EBONY: You have been consistently seen with the same woman in the press [Selita Ebanks].  Do you have any plans for marriage and fatherhood in your own future?

TJ: I don’t know how I’m going to be as a father.  I am a new uncle.  So I now officially have my first real niece.  So let me try to change some of her diapers first before I start telling what I’m going to do because you know I have no idea.  When I start hearing that screaming and start having to change the boo boo. I don’t know how I’m going to act as a father. But the aspiration is marriage and kids, building a family and leaving a legacy. 

EBONY: You have a lot of projects coming out in the next few months such as "Sparkle" where you worked with the late Whitney Houston.  What was that experience like?

TJ: Worked with is a little bit generous.  It was an amazing opportunity.  I’ve been a fan of hers my entire life.  I actually bumped in to her my first day on set.  I almost knocked her down.   My first reaction was that I wanted to take a photo, but I didn’t because I didn’t want to be a groupie.  I thought I would have that opportunity later at the red carpet premiere.  I’ll never have that opportunity now.  It’s something that I’ll always remember.  It’s something that I will always apply moving forward.  When you meet somebody, you should just never take it for granted.  We as humans in this world of twitter and social media we tear people down and we have such a tendency to give people their flowers when they are no longer breathing.  So I’ll never take for granted somebody’s time.  If I could go back I would have told her how much I loved her and how much she means to me and how much her music and her movies inspired me.  I won’t get that opportunity again but I’ll be sure to do that moving forward.

EBONY: What is your role like in "Sparkle" and what’s next for you in your career?
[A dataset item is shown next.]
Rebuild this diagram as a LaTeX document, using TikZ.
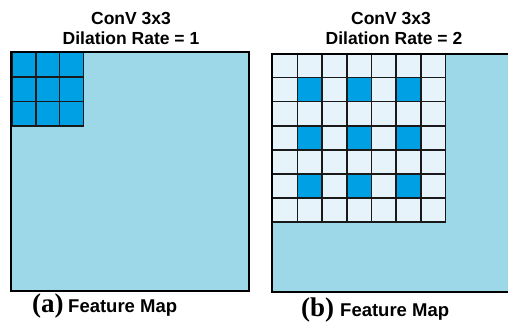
\documentclass[tikz,border=0pt]{standalone}
\usepackage{fontspec}
\setmainfont{Liberation Sans}
\newfontfamily\serifb{Liberation Serif}
\definecolor{mapblue}{HTML}{9CD8E8}
\definecolor{cellblue}{HTML}{00A0E4}
\definecolor{cellpale}{HTML}{E6F3FA}
\tikzset{
  mapbox/.style={draw=black, line width=2.4pt, fill=mapblue},
  darkcell/.style={draw=black!90, line width=1.5pt, fill=cellblue},
  palecell/.style={draw=black!90, line width=1.5pt, fill=cellpale},
  title/.style={font=\fontsize{17.5}{19}\selectfont\bfseries, anchor=base, inner sep=0pt},
  caption/.style={font=\fontsize{18.5}{20}\selectfont\bfseries, anchor=base west, inner sep=0pt},
  tag/.style={font=\serifb\fontsize{27}{29}\selectfont\bfseries, anchor=base west, inner sep=0pt}
}
\begin{document}
\begin{tikzpicture}[x=1pt,y=-1pt]
\useasboundingbox (0,0) rectangle (508,323);
% left feature map
\path[mapbox] (11,52) rectangle (249,291);
\coordinate (mapA) at (11,52);
\foreach \i in {0,1,2}{
  \foreach \j in {0,1,2}{
    \path[darkcell] (12+\i*23.8,52.5+\j*24.5) rectangle ++(23.8,24.5);
  }
}
\draw[black, line width=2.4pt] (11,52) rectangle (249,291);
% right feature map
\path[mapbox] (272,54) rectangle (520,292);
\coordinate (mapB) at (272,54);
\foreach \i in {0,...,6}{
  \foreach \j in {0,...,6}{
    \pgfmathtruncatemacro{\odd}{(mod(\i,2)==1)&&(mod(\j,2)==1)}
    \ifnum\odd=1
      \path[darkcell] (272.7+\i*24.7,53.5+\j*24.1) rectangle ++(24.7,24.1);
    \else
      \path[palecell] (272.7+\i*24.7,53.5+\j*24.1) rectangle ++(24.7,24.1);
    \fi
  }
}
\draw[black, line width=2.4pt] (520,54) -- (272,54) -- (272,292) -- (520,292);
% titles
\node[title] (tA1) at (131,25) {ConV 3x3};
\node[title] (tA2) at (131,45) {Dilation Rate = 1};
\node[title] (tB1) at (391,25) {ConV 3x3};
\node[title] (tB2) at (394,45) {Dilation Rate = 2};
% captions
\node[tag] (capA) at (32,312.5) {(a)};
\node[caption] (capAt) at (68,312.5) {Feature Map};
\node[tag] (capB) at (301,316.5) {(b)};
\node[caption] (capBt) at (340,316) {Feature Map};
\end{tikzpicture}
\end{document}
TJ: I play the club owner slash greasy promoter.  I have a super duper funny scene with Cee-Lo Green.  We actually open up the film.  It’s a lot of fun.  The movie is pretty closely based off the original with some really fun new twist.  Battle of the year is the next film that stars Chris Brown, Laz Alonso, Josh Holloway,  and my man Sway.  We shot it in France.  People are going to love it. Beyond that I got some really big surprises for you guys.  Right now I’m so focused on charity.  I think I might take another trip back to Haiti.  I even want to go to Africa for the first time.  I really want to grow as a philanthropist and grow as a man.